Zaciekawiła mnie osoba zabójcy-psychopaty Robey’a, w którego rolę wcielił się genialny Andy Serkis. Ilekroć mam okazję oglądać tego aktora, zawsze mam ogromną satysfakcję z jego gry. W tym filmie bardzo przypominał postać Ulyssesa Klawa z „Czarnej Pantery”. Oczywiście postać nie została w żaden sposób skopiowana, ale mam tu na myśli sposób, w jaki Serkis radzi sobie z przedstawianiem tego typu ekscentrycznych osobowości. Aktor robi co może, aby wydobyć z antagonisty tyle jak najwięcej. Niestety, ta rola została napisana dosyć schematycznie.

Chociaż widzimy jego inteligencję, przebiegłość i sadyzm, to postać ta jest w gruncie rzeczy niezwykle sztampowa. Mimo to bohater jest na swój sposób przerażający i dobrze wpisuje się w konwencję filmu. Antagonista ma talent do znajdowania ludzkich sekretów, a następnie szantażowania poszczególnych osób i skłaniania ich do posłusznego wykonywania rozkazów. W rezultacie Robey tworzy armię przestraszonych, zdesperowanych ludzi, którzy chcąc nie chcąc muszą uczestniczyć w jego makabrycznych grach.

Luther: Zmrok - film, recenzja
Serkis idealnie pasuje do takich ról. Oglądałem go z przyjemnością

W obsadzie pojawiła się także Cynthia Erivo w roli Odette Raine, czyli policjantki badającej sprawę morderstwa. O ile Serkis wydobywa ze swojej postaci sporo głębii, tak Erivo wypada naprawdę blado. Partie dialogowe bohaterki są momentami irytujące i głupawe, a poza tym miałem wrażenie, że obecność Raine jest w tej fabule niepotrzebna.

W takich filmach jak ten szczególnie cenimy sobie akcję i „Luther: Zmrok” pod tym względem jest naprawdę dobry. Nie sądziłem, że każda kolejna scena z efektami specjalnymi będzie tak wciągająca, ale faktycznie scenarzyści świetnie poradzili sobie z dawkowaniem napięcia i umieszczaniem tego rodzaju scen w odpowiednich miejscach.

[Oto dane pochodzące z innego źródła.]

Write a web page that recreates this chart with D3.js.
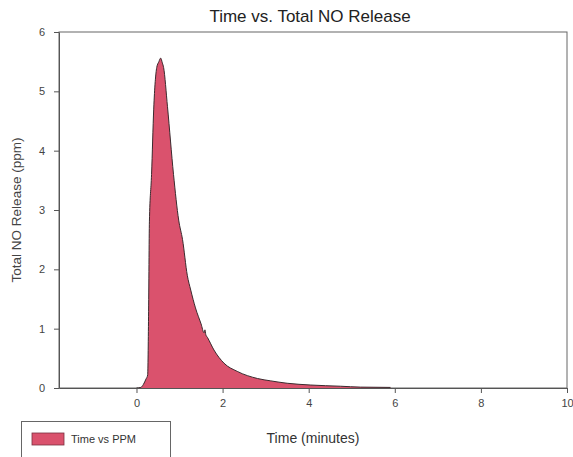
<!DOCTYPE html>
<html>
<head>
<meta charset="utf-8">
<script src="https://cdn.jsdelivr.net/npm/d3@7"></script>
<style>
  html, body { margin: 0; padding: 0; background: #fff; }
  svg { display: block; font-family: "Liberation Sans", Arial, sans-serif; }
</style>
</head>
<body>
<svg id="chart" width="573" height="457"></svg>
<script>
const title = "Time vs. Total NO Release";
const xLabel = "Time (minutes)";
const yLabel = "Total NO Release (ppm)";
const seriesName = "Time vs PPM";
const times = [0, 0.10, 0.16, 0.22, 0.26, 0.28, 0.30, 0.35, 0.40, 0.47, 0.52, 0.56, 0.60, 0.63, 0.72, 0.86, 0.98, 1.07, 1.18, 1.26, 1.37, 1.50, 1.57, 1.59, 1.61, 1.65, 1.80, 2.03, 2.34, 2.81, 3.12, 3.50, 4.05, 4.74, 5.20, 5.90];
const ppm   = [0, 0.01, 0.06, 0.15, 0.22, 1.2, 2.8, 3.6, 4.7, 5.4, 5.5, 5.56, 5.48, 5.4, 4.74, 3.6, 2.83, 2.5, 1.9, 1.65, 1.35, 1.08, 0.93, 0.98, 0.9, 0.85, 0.64, 0.42, 0.28, 0.16, 0.12, 0.08, 0.05, 0.03, 0.015, 0.01];
const xTicks = [0, 2, 4, 6, 8, 10];
const yTicks = [0, 1, 2, 3, 4, 5, 6];

const svg = d3.select("#chart");
const mLeft = 59, mRight = 567, mTop = 32, mBottom = 388;
const x = d3.scaleLinear().domain([-1.8, 10]).range([mLeft, mRight]);
const y = d3.scaleLinear().domain([0, 6]).range([mBottom, mTop]);
const data = times.map((t, i) => ({t, v: ppm[i]}));

// frame
svg.append("rect").attr("x", mLeft).attr("y", mTop).attr("width", mRight - mLeft).attr("height", mBottom - mTop)
  .attr("fill", "none").attr("stroke", "#666").attr("stroke-width", 1);

// area
svg.append("path").datum(data)
  .attr("d", d3.area().curve(d3.curveMonotoneX).x(d => x(d.t)).y0(y(0)).y1(d => y(d.v)))
  .attr("fill", "#da526d");
svg.append("path").datum(data)
  .attr("d", d3.line().curve(d3.curveMonotoneX).x(d => x(d.t)).y(d => y(d.v)))
  .attr("fill", "none").attr("stroke", "#3a2a2e").attr("stroke-width", 1);

// axes
const xAxis = svg.append("g").attr("transform", `translate(0,${mBottom})`)
  .call(d3.axisBottom(x).tickValues(xTicks).tickSize(5).tickSizeOuter(0).tickPadding(6).tickFormat(d3.format("d")));
const yAxis = svg.append("g").attr("transform", `translate(${mLeft},0)`)
  .call(d3.axisLeft(y).tickValues(yTicks).tickSize(5).tickSizeOuter(0).tickPadding(9).tickFormat(d3.format("d")));
[xAxis, yAxis].forEach(g => {
  g.select(".domain").attr("stroke", "#555");
  g.selectAll(".tick line").attr("stroke", "#555");
  g.selectAll(".tick text").attr("fill", "#444").style("font-size", "11px").style("font-family", "Liberation Sans, Arial, sans-serif");
});

// titles
svg.append("text").attr("x", 310).attr("y", 22).attr("text-anchor", "middle")
  .style("font-size", "17px").attr("fill", "#222").text(title);
svg.append("text").attr("x", 313).attr("y", 443).attr("text-anchor", "middle")
  .style("font-size", "14px").attr("fill", "#333").text(xLabel);
svg.append("text").attr("transform", `translate(21,${(mTop + mBottom) / 2}) rotate(-90)`).attr("text-anchor", "middle")
  .style("font-size", "13.5px").attr("fill", "#444").text(yLabel);

// legend
const lg = svg.append("g");
lg.append("rect").attr("x", 21.5).attr("y", 421.5).attr("width", 149).attr("height", 40)
  .attr("fill", "#fff").attr("stroke", "#666");
lg.append("rect").attr("x", 32).attr("y", 433).attr("width", 32).attr("height", 12)
  .attr("fill", "#da526d").attr("stroke", "#7a3040").attr("stroke-width", 0.8);
lg.append("text").attr("x", 71).attr("y", 443).style("font-size", "11px").attr("fill", "#333").text(seriesName);
</script>
</body>
</html>
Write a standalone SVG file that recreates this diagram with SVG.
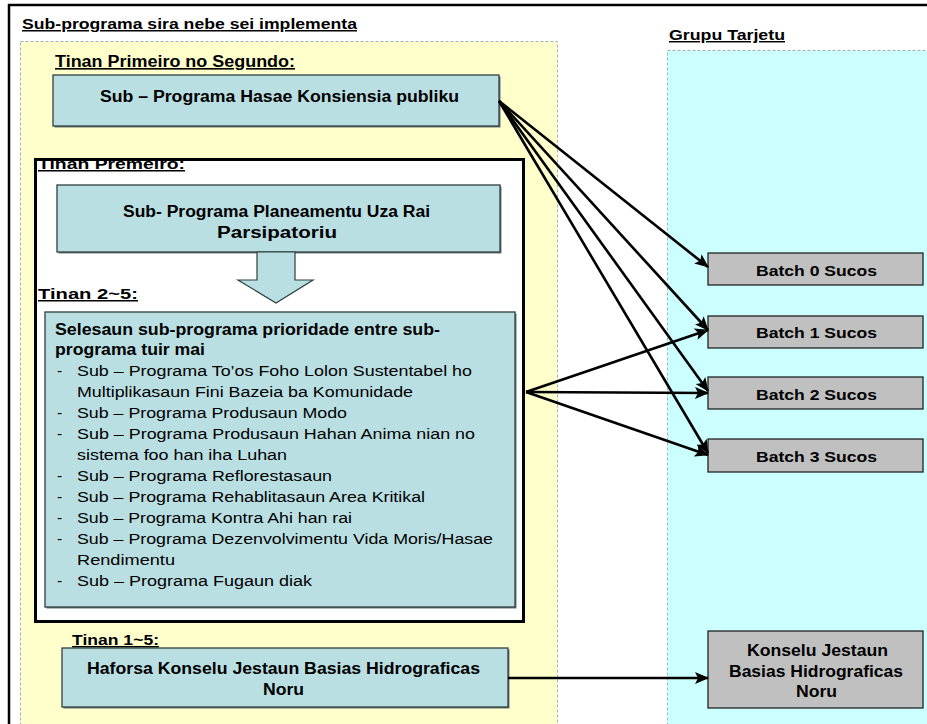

Wiele produkcji zepsuto właśnie przez przesadne nagromadzenie scen akcji, jednak twórcy omawianego obrazu są oszczędni i nie wrzucają ich za dużo, co daje nam naprawdę przyjemny seans.

Luther: Zmrok - film, recenzja
Film trochę mi przypominał "S7ven" w reżyserii Davida Finchera

Z drugiej strony dynamika filmu nie jest wzorowa. Ponad dwugodzinna produkcja zawiera za dużo niewiele wnoszących scen, które nie są też szczególnie interesujące. Zwłaszcza pierwsze pół godziny wygląda jak przedłużający się wstęp, pozbawiony jakichkolwiek emocji. Pojawił się za to bardzo ciekawy wątek ludzi, oglądających obrzydliwe zbrodnie w internecie. Być może twórcy chcieli nam pokazać, że w świecie absolutnej cyfryzacji przemoc jest coraz bardziej dostępna i namacalna. To nietypowe podejście do tematu i myślę, że warto to docenić.

Czy „Luther: Zmrok” dorównuje serialowi? Myślę, że mimo wszystko nie warto tych dwóch produkcji ze sobą zestawiać. Oczywiście, mamy do czynienia z podobną fabułą, ale medium jest całkowicie inne. Warto docenić film Jamiego Payne’a, bo reżyser pokazał nam solidne kino akcji, ciekawą historię detektywistyczną, która jest przede wszystkim skierowana do wszystkich widzów, a nie tylko do fanów serialu. Świetny serial BBC z pewnością zyskał ciekawe rozwinięcie w filmie, ponieważ pełnometrażowa przygoda detektywa to dwie godziny przyzwoitego kina noir, połączonego z historią śledczą i porządnym akcyjniakiem.

Ocena: 7/10

Premiera w Polsce: 10 marca 2023 - Gdzie obejrzeć: Netflix - Rodzaj: thriller, akcji, kryminał - Długość filmu: 2 godziny 8 minut - Reżyseria: Jamie Payne - Scenariusz: Neil Cross - Występują: Idris Elba, Cynthia Erivo, Andy Serkis, Thomas Coombes, Hattie Morahan, Dermot Crowley, Lauryn Ajufo, Ross Waiton, Vincent Regan, Ross Waiton, Dan Li, Edward Hogg, Einar Kuusk, Tom McCall, Amy Trigg, Jess Liaudin, Alexander Anderson, Natasha Patel, Carl Spencer.